My friend and former colleague in the department of zoology at Royal Holloway College, University of London, Percy Butler, who has died aged 102, was a distinguished mammalian palaeontologist. He had a remarkably long and fruitful scientific career with a publication record beginning in 1937 and continuing until the present day, with two co-authored papers still in progress at the time of his death.
Son of Herbert, a civil servant, and his wife, Amy, Percy was born in Lewisham, south-east London, and by the age of 10 was filling notebooks with detailed comments and drawings of natural history specimens. At Pembroke College, Cambridge, he graduated and gained his PhD. In the 1930s he made important conclusions concerning the mechanics of teeth, which led to his studies of the evolution and dietary function of fossil mammals of the Mesozoic, work that in turn influenced the studies of many zoologists.
During the second world war, he was employed in examining stored products on ships to determine whether their grain cargoes were infested with insects.
After a spell at Exeter University, he moved to Manchester, where he was an active member of the local natural history society. He introduced a somewhat surprising addition to their interests by instituting a study of pavement ecology, a pursuit that must have caused some puzzlement to the local inhabitants. While at Manchester, he was involved in a study of the entomology of the Spurn peninsula, at the mouth of the Humber, a region whose fauna and structure changed drastically from time to time as a result of flooding.
Percy joined Royal Holloway College in 1956 as reader and head of the department of zoology. There he instituted a course in mammalogy, probably the first in the UK. He retired at 60, but plans for extensive travel were abandoned when his wife, Lilian (nee Temple), whom he had married in 1941, died suddenly.
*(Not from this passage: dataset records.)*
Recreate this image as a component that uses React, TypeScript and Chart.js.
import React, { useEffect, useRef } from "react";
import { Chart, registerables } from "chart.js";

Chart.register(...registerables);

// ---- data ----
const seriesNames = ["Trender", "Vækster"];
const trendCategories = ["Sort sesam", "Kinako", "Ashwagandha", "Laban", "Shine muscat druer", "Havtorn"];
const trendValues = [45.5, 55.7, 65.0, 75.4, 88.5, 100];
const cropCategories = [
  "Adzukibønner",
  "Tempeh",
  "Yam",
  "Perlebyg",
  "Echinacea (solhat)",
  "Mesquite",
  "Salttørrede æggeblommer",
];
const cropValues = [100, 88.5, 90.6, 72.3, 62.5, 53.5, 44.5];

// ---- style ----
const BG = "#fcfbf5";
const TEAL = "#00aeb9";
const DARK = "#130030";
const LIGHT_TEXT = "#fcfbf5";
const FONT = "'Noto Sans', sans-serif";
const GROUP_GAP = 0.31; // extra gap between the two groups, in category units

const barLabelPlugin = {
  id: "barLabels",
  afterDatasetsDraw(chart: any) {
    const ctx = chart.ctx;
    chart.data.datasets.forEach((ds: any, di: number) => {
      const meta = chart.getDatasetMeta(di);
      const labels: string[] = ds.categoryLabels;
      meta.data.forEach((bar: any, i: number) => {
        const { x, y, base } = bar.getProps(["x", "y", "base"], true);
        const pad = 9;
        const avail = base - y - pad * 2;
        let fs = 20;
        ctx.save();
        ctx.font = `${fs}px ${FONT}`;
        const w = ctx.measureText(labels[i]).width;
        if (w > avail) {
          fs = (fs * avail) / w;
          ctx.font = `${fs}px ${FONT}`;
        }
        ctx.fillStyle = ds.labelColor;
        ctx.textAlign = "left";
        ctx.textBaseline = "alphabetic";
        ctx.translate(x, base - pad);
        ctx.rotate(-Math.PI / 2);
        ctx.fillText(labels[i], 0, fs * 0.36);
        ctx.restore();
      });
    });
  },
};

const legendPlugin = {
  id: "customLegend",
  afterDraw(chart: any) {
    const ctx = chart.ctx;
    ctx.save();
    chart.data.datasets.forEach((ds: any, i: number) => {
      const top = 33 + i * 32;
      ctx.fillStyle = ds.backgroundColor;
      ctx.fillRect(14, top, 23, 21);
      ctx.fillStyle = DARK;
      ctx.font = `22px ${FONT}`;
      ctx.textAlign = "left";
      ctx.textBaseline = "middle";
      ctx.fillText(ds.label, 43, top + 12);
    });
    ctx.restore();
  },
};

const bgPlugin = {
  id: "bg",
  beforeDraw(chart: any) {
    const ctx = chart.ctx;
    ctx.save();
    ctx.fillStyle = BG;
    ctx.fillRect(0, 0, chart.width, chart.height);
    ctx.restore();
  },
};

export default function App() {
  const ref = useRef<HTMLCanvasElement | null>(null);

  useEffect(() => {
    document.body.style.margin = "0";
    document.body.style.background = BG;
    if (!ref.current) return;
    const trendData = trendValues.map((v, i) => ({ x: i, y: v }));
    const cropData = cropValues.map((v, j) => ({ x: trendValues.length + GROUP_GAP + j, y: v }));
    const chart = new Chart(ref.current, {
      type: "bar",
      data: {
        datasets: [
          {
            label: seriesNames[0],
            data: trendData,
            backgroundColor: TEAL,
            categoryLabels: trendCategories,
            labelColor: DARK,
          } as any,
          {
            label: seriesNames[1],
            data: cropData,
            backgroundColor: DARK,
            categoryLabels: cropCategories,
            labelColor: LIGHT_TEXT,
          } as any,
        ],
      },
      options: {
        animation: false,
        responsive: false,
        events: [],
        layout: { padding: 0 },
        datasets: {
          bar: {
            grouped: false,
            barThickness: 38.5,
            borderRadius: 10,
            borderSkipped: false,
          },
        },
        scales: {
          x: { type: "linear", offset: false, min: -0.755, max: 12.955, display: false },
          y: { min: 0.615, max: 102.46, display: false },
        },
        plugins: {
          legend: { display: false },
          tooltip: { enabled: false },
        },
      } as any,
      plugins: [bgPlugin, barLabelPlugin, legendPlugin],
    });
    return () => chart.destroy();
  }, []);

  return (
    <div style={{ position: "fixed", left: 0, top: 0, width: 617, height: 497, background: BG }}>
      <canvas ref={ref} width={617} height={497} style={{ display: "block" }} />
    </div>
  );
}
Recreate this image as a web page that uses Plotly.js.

He turned to full-time research, much of it at the Natural History Museum, London, his last decades being perhaps his most fruitful in research output. Percy was also a talented artist and his many watercolours were seen and admired in a college exhibition of his work.
He was a very modest man and was honoured by several learned societies. In 1986 he received the silver medal of the city of Paris and in 1996, in New York, the prestigious Romer-Simpson medal of the Society of Vertebrate Palaeontology.